The following article includes references to suicide, mental health problems, and allegations of sexual assault.
Mother-daughter musical duo, The Judds, have been a force in country music since the mid-1980s, but another member of the Judd family would later make her own mark — not in Nashville, but in Hollywood. Born in 1968, according to her Film Reference bio, actor Ashley Judd parlayed a small part in the 1992 feature, “Kuffs,” into the titular role in the 1993 drama, “Ruby in Paradise,” delivering a critically praised performance that put her on Tinseltown’s radar. Film critic Roger Ebert, for one, stated that Judd had given “one of the very best performances of the year.” Further screen credits included such hit movies as “Heat,” “A Time to Kill,” “Kiss the Girls,” and “Double Jeopardy.”
Judd’s career, however, went from red-hot to considerably cooler in the late 1990s, which she would later discover came at the behest of a controversial Hollywood bigwig who, it was alleged, deliberately badmouthed her and cost her opportunities that could have kept her on top. This proved to be just one of many sad facets in the movie star’s troubled life, beginning with her admittedly dysfunctional childhood.
Fans may think they know all about this multi-talented actor and activist, yet they may not be fully aware of some of the personal anguish she’s had to overcome. These are the tragic details of Ashley Judd’s life.
Ashley Judd had an unstable childhood
Her family might have ended up producing three powerhouse entertainers, but before the glitz and glamour of Hollywood, all Ashely Judd had were her dreams. Following her divorce from Michael Ciminella in 1972, Naomi Judd and a much younger Ashley moved to Kentucky in hopes of getting a new start. Before their breakthrough, however, the Judds had their fair share of experiences with poverty as Naomi struggled to provide for her kids. “If we didn’t make it or grow it, we didn’t have it,” Ashley’s sister Wynonna once said, via PBS.
When eventually, Naomi and her older daughter Wynonna kickstarted their career as country singers, a teenage Ashley was forced to bear the grunt of fame.

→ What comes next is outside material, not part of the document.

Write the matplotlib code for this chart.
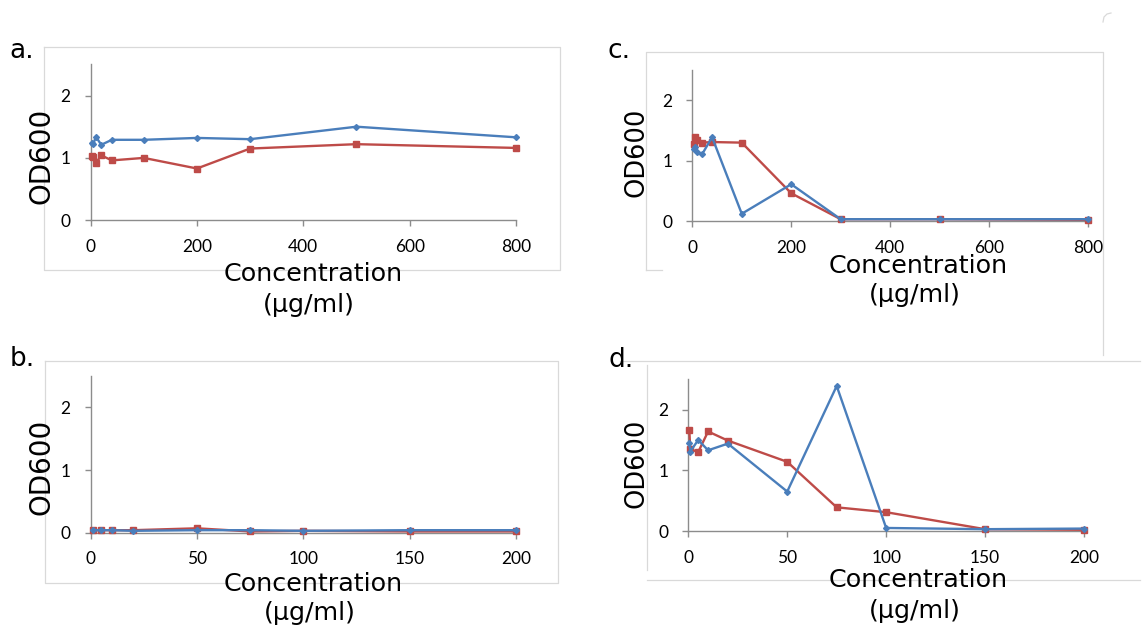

In her 2011 memoir “All That Is Bitter & Sweet,” the “Double Jeopardy” actor detailed an unstable childhood, that resulted in her attending 13 different schools before turning 19. With her mother and half-sister often away on tour, Ashley claims her childhood was also characterized by loneliness. “I loved my mother, but at the same time, I dreaded the mayhem and uncertainty that followed her everywhere. I often felt like an outsider observing my mom’s life as she followed her own dreams,” she wrote in her book.
Ashley Judd’s childhood was marred by abuse
By her own account, Ashley Judd’s childhood was a troubled and harrowing one. Per ABC News, the actor revealed in her 2011 memoir, “All That is Bitter and Sweet,” that she was sexually abused as a child by an unnamed member of her own family.
Ashley opened up about her painful past in 2017 while speaking at the World Congress Against Sexual Exploitation of Women and Girls in New Delhi. “I was molested for the first time I remember at the age of seven,” she said bluntly, adding that during her early modeling days, “I experienced two rapes at the age of 14.”
Ashley elaborated on the kind of abuse she’d endured during an interview with “Today,” explaining that it was actually typical of growing up within a “dysfunctional family system that didn’t work very well.” She recounted how her famous musician mother, Naomi Judd, and her stepfather, Larry Strickland, were “wildly sexually inappropriate in front of [both herself and her older half-sister, Wynonna Judd].” Noting that the sisters were forced, for example, “to listen to a lot of loud sex in a house with thin walls,” Ashley said, “I now know this situation is called covert sexual abuse.”